Magic wand needed in Ethiopia
Waldiya, North Wollo, Amhara, Ethiopia
There are days in this job when you wish you had a magic wand, when you just know that nothing you can say really matches up to the occasion. Today was one of those days for me.
I was up early to write up my notes from yesterday and catch up on some unfinished work before heading out to drought-affected villages in Gubalafto and Habru districts. The dining room was full of tourists laughing and joking and a few, inevitably, complaining about the food, the service, their bed — all the usual things. They were off to see the churches carved in the rocks of Gambella, or to the fabulous castles in Gondor.
That’s part of the complex nature of the problems which face Ethiopia. They need the tourists because they contribute to the economy, and Ethiopia offers some of the most staggering visual and cultural experiences in return. But the tourists’ experiences contrast almost surreally with the hard lives of Amharan farmers who are facing the daily consequences of drought.
Accompanied by Worku, one of save the Children’s Woldiya-based emergency officers, Solomon, our driver for this week, and two local government agricultural staff, we set off, leaving the tourists to their briefing from a local guide.

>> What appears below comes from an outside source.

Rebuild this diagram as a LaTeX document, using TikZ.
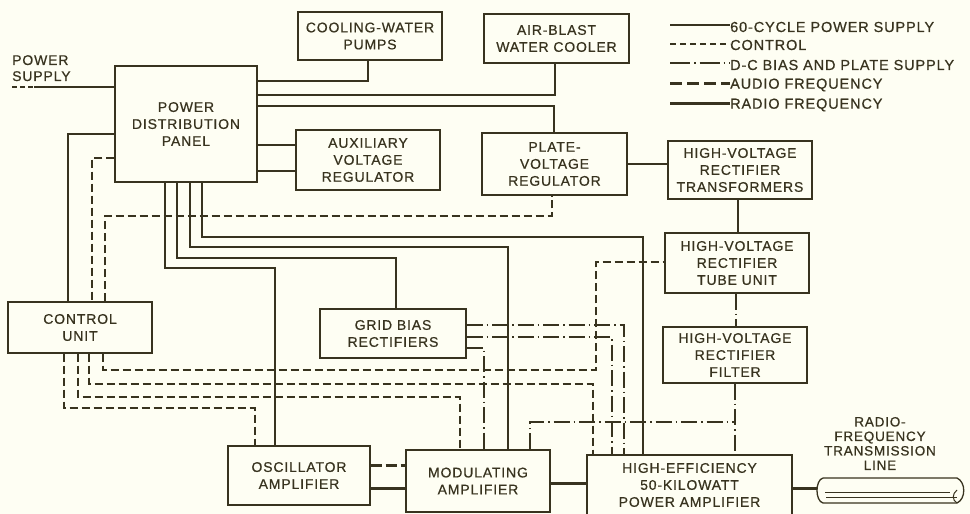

We were going to visit a village in the lowlands of Gubalafto — a place called Kileadme. But some miles before we reached there we all asked Solomon to stop because of what we saw.
A farmer, Mengash Kalkay, was standing with his family and some neighbours among the ruins of his devastated crop. “The rains have been getting worse for five years now,” he told us. “But I planted in June and since then we have had just two short showers. The whole crop has gone. I only expected half of what we would have harvested a few years ago, but now we have nothing.”
Mengash tells us there are eight people in his family. Two of his children are in school and he will try to keep them attending, but it will be difficult. Many young people from his village have emigrated to get work overseas and this, he explains, means that a large part of the labour force has been lost. He puts a protective arm around two of his children. “These are bad times, I don’t know what we will do now”. And that’s when I really wished I had the magic wand.